Most importantly, the convergence participants were given a bit of encyclical education by a Vatican representative.  “Encyclical” means circular letter. It is meant to be passed on, read, and listened to. To a room of emerging multi-faith leaders, the Vatican representative told us to “take it, make it your own, be true to it and pass it on with love, sympathy, compassion.”  “Take the time to read it.” “Don’t give up on religious leaders.”  “It’s not about ecology, it’s about life.”  And if we have other ideas for the leadership that the Church should take?  What do seminaries have to teach the Church?  Take it to the Vatican: “The Vatican is not a control tower.”

Pope Francis’ encyclical sends a powerful message. It tells us that the Church acknowledges the eco-spirituality of St. Francis of Assisi, the realities of how our careless human lifestyles are disrupting the climate and affecting the most vulnerable, and how a spiritual grounding and integral ecology can help us to reverse much of the damage we’ve done.  I am very interested to see how discussion and dialogue about the encyclical (there are already a number of discussion guides out there) can lead us to healing and a deepened appreciation of faith and community.

Before we left the convergence, we were given the task of drafting an eco-theological project to carry out in our home countries. The three stages of the task include an eco-autobiography, exploring spiritual resources, and finding a forum for public expression. I found this task to be a particularly useful exercise in helping me define my own spiritual journey.  The first stage of the task helped me unearth the experiences I had while growing up that led to the development of my spiritual convictions, and had me ponder my relationships with land, animals, and other non-human forms of life. It also had me reflect on my personal experiences with environmental justice issues, something I’ve had to intentionally immerse myself in because of the protection that the privilege that my cultural and socioeconomic background afford me.

Regarding the texts which have informed my eco-theology, I thought about the creation mandate found from a spiritual reading of Genesis in the Bible, as well as a few books by Franciscans I’ve learned of through the Franciscan Earth Corps, including “Care for Creation: A Franciscan Spirituality of the Earth” and “Repair My House: Becoming a Kindom Catholic.”  These texts have helped inform my understanding of Catholic Franciscan eco-theology, such as the “thisness” of each unique creation of God and the Trinitarian worldview which underpins Christianity.  Drawing from these reflections to identify the basis of my own spiritual beliefs about the environment, I found that contemplation and the practice of being present can lead us to experience a feeling of oneness and interconnectedness, and a sense of divine presence in everything and everyone in the world.
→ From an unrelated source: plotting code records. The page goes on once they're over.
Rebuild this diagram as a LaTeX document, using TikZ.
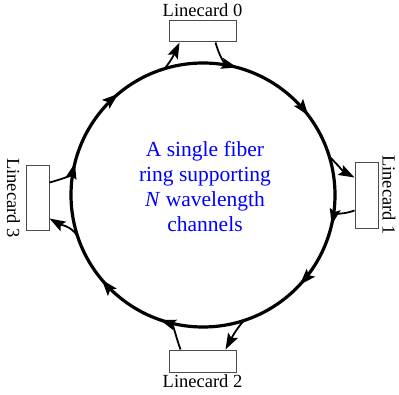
\documentclass[tikz,border=0pt]{standalone}
\usepackage{fontspec}
\setmainfont{Liberation Serif}
\usetikzlibrary{arrows.meta,decorations.markings}
\begin{document}
\begin{tikzpicture}[x=1pt,y=1pt,
  card/.style={draw=black!70, line width=1pt, fill=white,
    minimum width=67pt, minimum height=21pt, inner sep=0pt},
  cardv/.style={card, minimum width=23pt, minimum height=66pt},
  cardlabel/.style={font=\fontsize{18.5}{20}\selectfont, inner sep=0pt},
  link/.style={line width=1.8pt, -{Stealth[length=16pt,width=11pt,inset=3pt]}},
  ring/.style={line width=3.2pt, postaction={decorate},
    decoration={markings,
      mark=at position 0.147 with {\arrow{Stealth[length=16pt,width=11pt,inset=3pt]}},
      mark=at position 0.369 with {\arrow{Stealth[length=16pt,width=11pt,inset=3pt]}},
      mark=at position 0.639 with {\arrow{Stealth[length=16pt,width=11pt,inset=3pt]}},
      mark=at position 0.889 with {\arrow{Stealth[length=16pt,width=11pt,inset=3pt]}}}}
]
\useasboundingbox (0,0) rectangle (399,394);

% fiber ring, traversed clockwise
\coordinate (c) at (203,199);
\draw[ring] (c) ++(90:132) arc[start angle=90, end angle=-270, radius=132];

% linecards
\node[card] (lc0) at (202.5,362.5) {};
\node[card, minimum height=22pt] (lc2) at (202.5,33) {};
\node[cardv] (lc1) at (366.5,198) {};
\node[cardv, minimum height=65pt] (lc3) at (37.5,195.5) {};

\node[cardlabel, anchor=base] (lab0) at (202.5,377) {Linecard 0};
\node[cardlabel, anchor=base] (lab2) at (202.5,7) {Linecard 2};
\node[cardlabel, rotate=-90] (lab1) at (389,199) {Linecard 1};
\node[cardlabel, rotate=-90] (lab3) at (13.5,196) {Linecard 3};

% drop and add points on the ring
\path (c) ++(107:132) coordinate (i0);
\path (c) ++(75:132) coordinate (o0);
\path (c) ++(17:132) coordinate (i1);
\path (c) ++(-13:132) coordinate (o1);
\path (c) ++(288:132) coordinate (i2);
\path (c) ++(251:132) coordinate (o2);
\path (c) ++(198:132) coordinate (i3);
\path (c) ++(166:132) coordinate (o3);

% drop / add connectors
\draw[link] (i0) to[out=50, in=-115] ([xshift=11pt]lc0.south west);
\draw[link] ([xshift=-21pt]lc0.south east) to[out=-75, in=165] (o0);

\draw[link] (i1) to[out=-45, in=152] ([yshift=-15pt]lc1.north west);
\draw[link] ([yshift=19pt]lc1.south west) to[out=200, in=77] (o1);

\draw[link] (i2) to[out=230, in=62] ([xshift=-11pt]lc2.north east);
\draw[link] ([xshift=12pt]lc2.north west) to[out=110, in=-19] (o2);

\draw[link] (i3) to[out=125, in=-30] ([yshift=13pt]lc3.south east);
\draw[link] ([yshift=-17pt]lc3.north east) to[out=15, in=-104] (o3);

% caption inside the ring
\node[font=\fontsize{21.5}{25}\selectfont, text=blue, align=center] (caption)
  at (205,207) {A single fiber\\ring supporting\\\textit{N} wavelength\\channels};
\end{tikzpicture}
\end{document}
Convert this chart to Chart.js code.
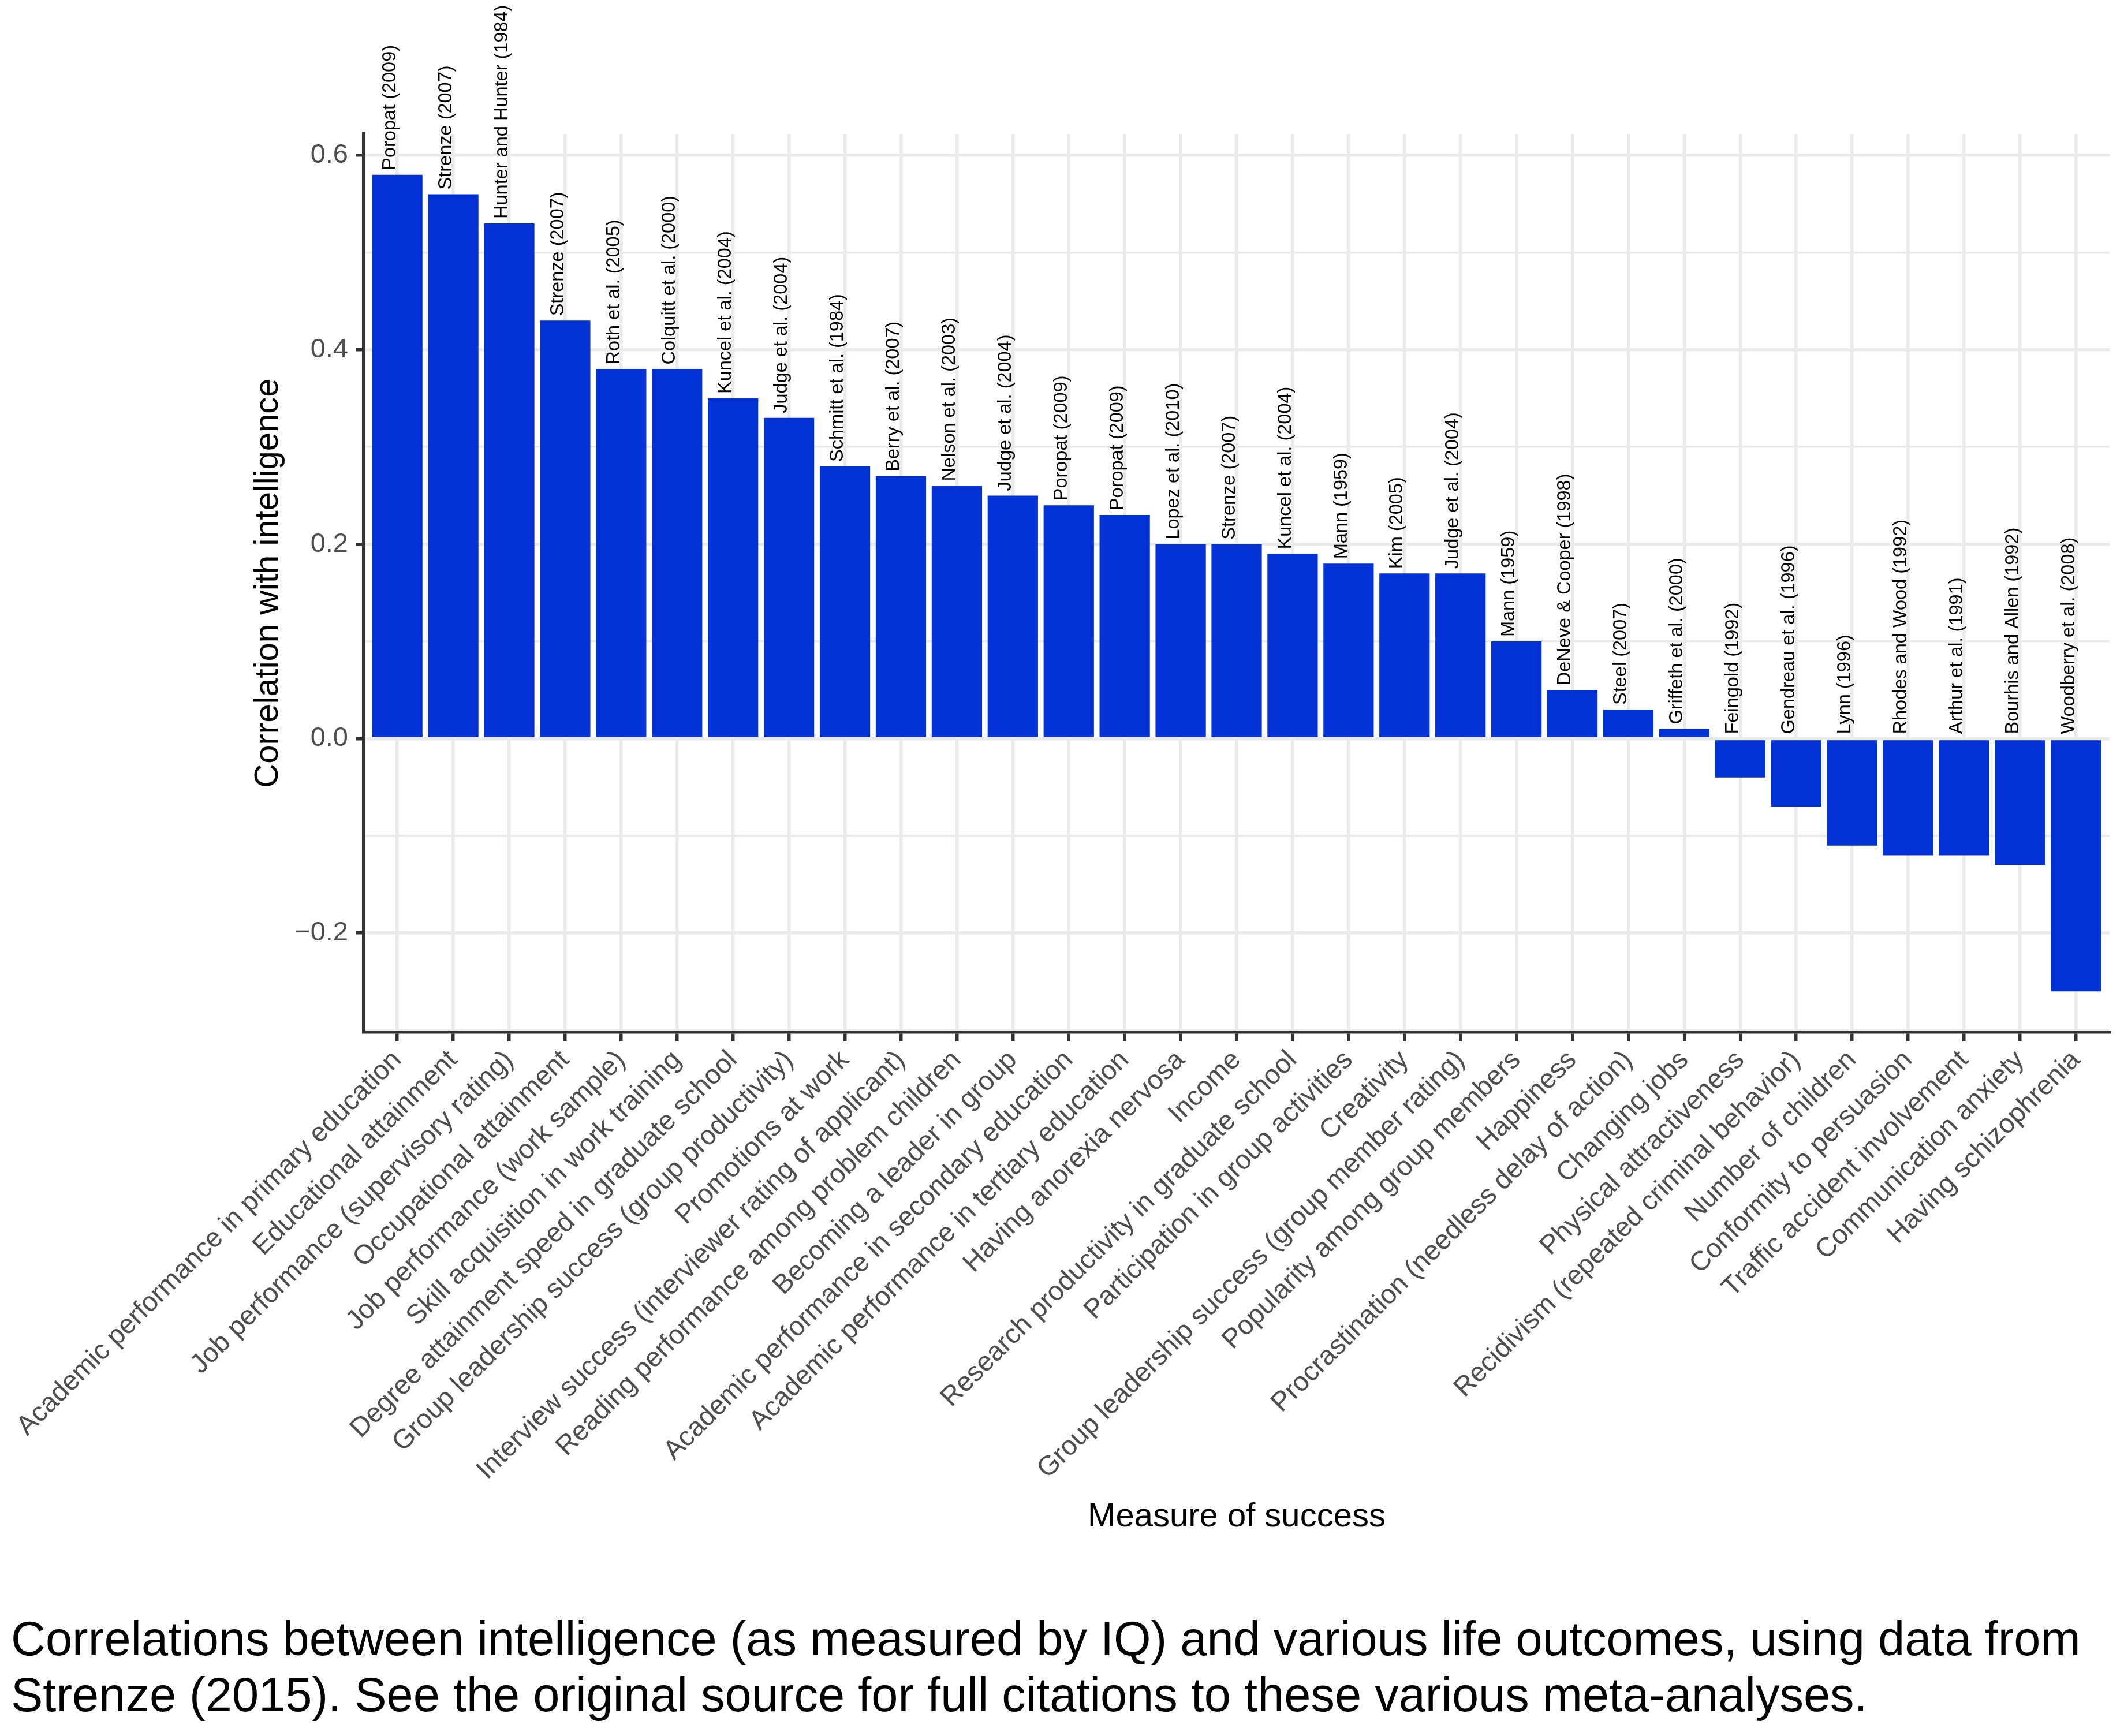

This translates into the responsibility we share to steward the Earth and treat everyone and everything as our brothers and sisters because of the kinship we share with creation; as well as the need to work for justice and reconciliation, especially when we have privilege, because of the Gospel’s call to prioritize the poor.

The last part of the task, finding a forum for public expression, is still a work in progress for me. Perhaps my reflections here are a form of this public expression, though as I continue to process all that I learned during the convergence and continue to learn at home, I’m sure my ideas will continue to evolve. I welcome thoughts on meaningful methods I could use for public expression, but most importantly, I encourage everyone reading this to create their own version of the eco-theological project.  As the convergence participants learned from the Vatican representative, it is up to us to take what we find in the encyclical as well as in our own faith traditions, and use it in our own contexts.  As St. Francis said, “I have done what is mine to do; may Christ teach you what is yours to do.”